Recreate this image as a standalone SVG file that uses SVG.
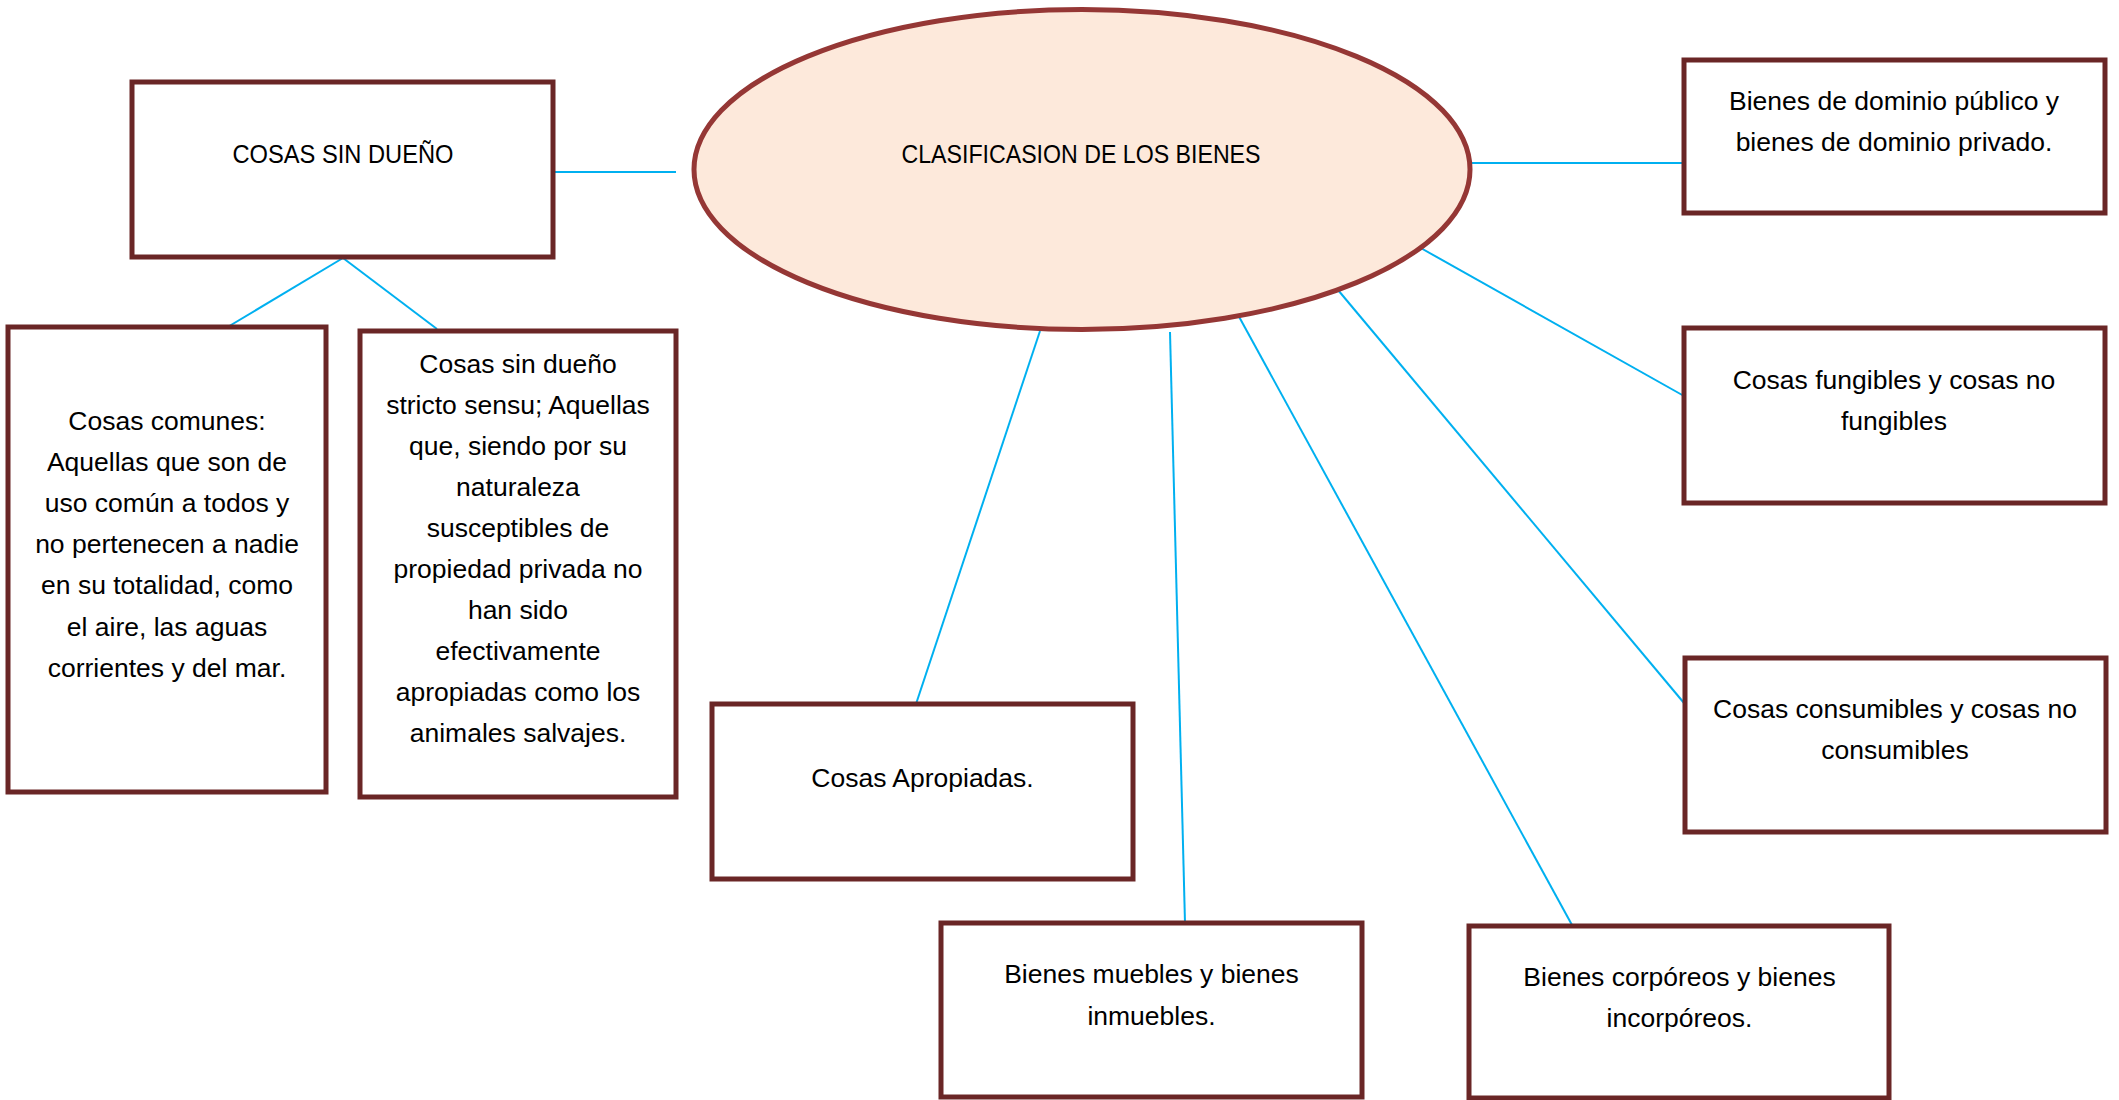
<svg xmlns="http://www.w3.org/2000/svg" width="2119" height="1100" viewBox="0 0 2119 1100">
<style>
.box{fill:#ffffff;stroke:#6a2626;stroke-width:5;}
.oval{fill:#fde9db;stroke:#953735;stroke-width:5;}
.t{font-family:"Liberation Sans",Arial,sans-serif;font-size:26.5px;fill:#000;text-anchor:middle;}
.c{stroke:#00b0f0;stroke-width:2;fill:none;}
</style>
<rect width="2119" height="1100" fill="#ffffff"/>
<g id="connectors">
<line class="c" x1="553" y1="172" x2="676" y2="172"/>
<line class="c" x1="343" y1="258" x2="226" y2="328"/>
<line class="c" x1="343" y1="258" x2="437" y2="329"/>
<line class="c" x1="1470" y1="163" x2="1684" y2="163"/>
<line class="c" x1="1419" y1="247" x2="1684" y2="396"/>
<line class="c" x1="1338" y1="290" x2="1684" y2="703"/>
<line class="c" x1="1237" y1="313" x2="1572" y2="925"/>
<line class="c" x1="1170" y1="332" x2="1185" y2="923"/>
<line class="c" x1="1040" y1="331" x2="916" y2="704"/>
</g>
<g id="center">
<ellipse class="oval" cx="1082" cy="169.5" rx="388" ry="160"/>
<text class="t" x="1081" y="163" textLength="359" lengthAdjust="spacingAndGlyphs">CLASIFICASION DE LOS BIENES</text>
</g>
<g id="cosas-sin-dueno">
<rect class="box" x="132" y="82" width="421" height="175"/>
<text class="t" x="343" y="163" textLength="221" lengthAdjust="spacingAndGlyphs">COSAS SIN DUEÑO</text>
</g>
<g id="cosas-comunes">
<rect class="box" x="8" y="327" width="318" height="465"/>
<text class="t" x="167" y="430">Cosas comunes:</text>
<text class="t" x="167" y="471">Aquellas que son de</text>
<text class="t" x="167" y="512">uso común a todos y</text>
<text class="t" x="167" y="553">no pertenecen a nadie</text>
<text class="t" x="167" y="594">en su totalidad, como</text>
<text class="t" x="167" y="636">el aire, las aguas</text>
<text class="t" x="167" y="677">corrientes y del mar.</text>
</g>
<g id="stricto-sensu">
<rect class="box" x="360" y="331" width="316" height="466"/>
<text class="t" x="518" y="373">Cosas sin dueño</text>
<text class="t" x="518" y="414">stricto sensu; Aquellas</text>
<text class="t" x="518" y="455">que, siendo por su</text>
<text class="t" x="518" y="496">naturaleza</text>
<text class="t" x="518" y="537">susceptibles de</text>
<text class="t" x="518" y="578">propiedad privada no</text>
<text class="t" x="518" y="619">han sido</text>
<text class="t" x="518" y="660">efectivamente</text>
<text class="t" x="518" y="701">apropiadas como los</text>
<text class="t" x="518" y="742">animales salvajes.</text>
</g>
<g id="apropiadas">
<rect class="box" x="712" y="704" width="421" height="175"/>
<text class="t" x="922.5" y="787">Cosas Apropiadas.</text>
</g>
<g id="muebles">
<rect class="box" x="941" y="923" width="421" height="174"/>
<text class="t" x="1151.5" y="983">Bienes muebles y bienes</text>
<text class="t" x="1151.5" y="1025">inmuebles.</text>
</g>
<g id="corporeos">
<rect class="box" x="1469" y="926" width="420" height="172"/>
<text class="t" x="1679.5" y="986">Bienes corpóreos y bienes</text>
<text class="t" x="1679.5" y="1027">incorpóreos.</text>
</g>
<g id="dominio">
<rect class="box" x="1684" y="60" width="421" height="153"/>
<text class="t" x="1894" y="110">Bienes de dominio público y</text>
<text class="t" x="1894" y="151">bienes de dominio privado.</text>
</g>
<g id="fungibles">
<rect class="box" x="1684" y="328" width="421" height="175"/>
<text class="t" x="1894" y="389">Cosas fungibles y cosas no</text>
<text class="t" x="1894" y="430">fungibles</text>
</g>
<g id="consumibles">
<rect class="box" x="1685" y="658" width="421" height="174"/>
<text class="t" x="1895" y="718">Cosas consumibles y cosas no</text>
<text class="t" x="1895" y="759">consumibles</text>
</g>
</svg>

▸ **What is expected**
Reproduce all of the material exactly, apart from the pictures.

▸ **Task response**
Recreate this image as a standalone SVG file that uses SVG.
<svg xmlns="http://www.w3.org/2000/svg" width="2119" height="1100" viewBox="0 0 2119 1100">
<style>
.box{fill:#ffffff;stroke:#6a2626;stroke-width:5;}
.oval{fill:#fde9db;stroke:#953735;stroke-width:5;}
.t{font-family:"Liberation Sans",Arial,sans-serif;font-size:26.5px;fill:#000;text-anchor:middle;}
.c{stroke:#00b0f0;stroke-width:2;fill:none;}
</style>
<rect width="2119" height="1100" fill="#ffffff"/>
<g id="connectors">
<line class="c" x1="553" y1="172" x2="676" y2="172"/>
<line class="c" x1="343" y1="258" x2="226" y2="328"/>
<line class="c" x1="343" y1="258" x2="437" y2="329"/>
<line class="c" x1="1470" y1="163" x2="1684" y2="163"/>
<line class="c" x1="1419" y1="247" x2="1684" y2="396"/>
<line class="c" x1="1338" y1="290" x2="1684" y2="703"/>
<line class="c" x1="1237" y1="313" x2="1572" y2="925"/>
<line class="c" x1="1170" y1="332" x2="1185" y2="923"/>
<line class="c" x1="1040" y1="331" x2="916" y2="704"/>
</g>
<g id="center">
<ellipse class="oval" cx="1082" cy="169.5" rx="388" ry="160"/>
<text class="t" x="1081" y="163" textLength="359" lengthAdjust="spacingAndGlyphs">CLASIFICASION DE LOS BIENES</text>
</g>
<g id="cosas-sin-dueno">
<rect class="box" x="132" y="82" width="421" height="175"/>
<text class="t" x="343" y="163" textLength="221" lengthAdjust="spacingAndGlyphs">COSAS SIN DUEÑO</text>
</g>
<g id="cosas-comunes">
<rect class="box" x="8" y="327" width="318" height="465"/>
<text class="t" x="167" y="430">Cosas comunes:</text>
<text class="t" x="167" y="471">Aquellas que son de</text>
<text class="t" x="167" y="512">uso común a todos y</text>
<text class="t" x="167" y="553">no pertenecen a nadie</text>
<text class="t" x="167" y="594">en su totalidad, como</text>
<text class="t" x="167" y="636">el aire, las aguas</text>
<text class="t" x="167" y="677">corrientes y del mar.</text>
</g>
<g id="stricto-sensu">
<rect class="box" x="360" y="331" width="316" height="466"/>
<text class="t" x="518" y="373">Cosas sin dueño</text>
<text class="t" x="518" y="414">stricto sensu; Aquellas</text>
<text class="t" x="518" y="455">que, siendo por su</text>
<text class="t" x="518" y="496">naturaleza</text>
<text class="t" x="518" y="537">susceptibles de</text>
<text class="t" x="518" y="578">propiedad privada no</text>
<text class="t" x="518" y="619">han sido</text>
<text class="t" x="518" y="660">efectivamente</text>
<text class="t" x="518" y="701">apropiadas como los</text>
<text class="t" x="518" y="742">animales salvajes.</text>
</g>
<g id="apropiadas">
<rect class="box" x="712" y="704" width="421" height="175"/>
<text class="t" x="922.5" y="787">Cosas Apropiadas.</text>
</g>
<g id="muebles">
<rect class="box" x="941" y="923" width="421" height="174"/>
<text class="t" x="1151.5" y="983">Bienes muebles y bienes</text>
<text class="t" x="1151.5" y="1025">inmuebles.</text>
</g>
<g id="corporeos">
<rect class="box" x="1469" y="926" width="420" height="172"/>
<text class="t" x="1679.5" y="986">Bienes corpóreos y bienes</text>
<text class="t" x="1679.5" y="1027">incorpóreos.</text>
</g>
<g id="dominio">
<rect class="box" x="1684" y="60" width="421" height="153"/>
<text class="t" x="1894" y="110">Bienes de dominio público y</text>
<text class="t" x="1894" y="151">bienes de dominio privado.</text>
</g>
<g id="fungibles">
<rect class="box" x="1684" y="328" width="421" height="175"/>
<text class="t" x="1894" y="389">Cosas fungibles y cosas no</text>
<text class="t" x="1894" y="430">fungibles</text>
</g>
<g id="consumibles">
<rect class="box" x="1685" y="658" width="421" height="174"/>
<text class="t" x="1895" y="718">Cosas consumibles y cosas no</text>
<text class="t" x="1895" y="759">consumibles</text>
</g>
</svg>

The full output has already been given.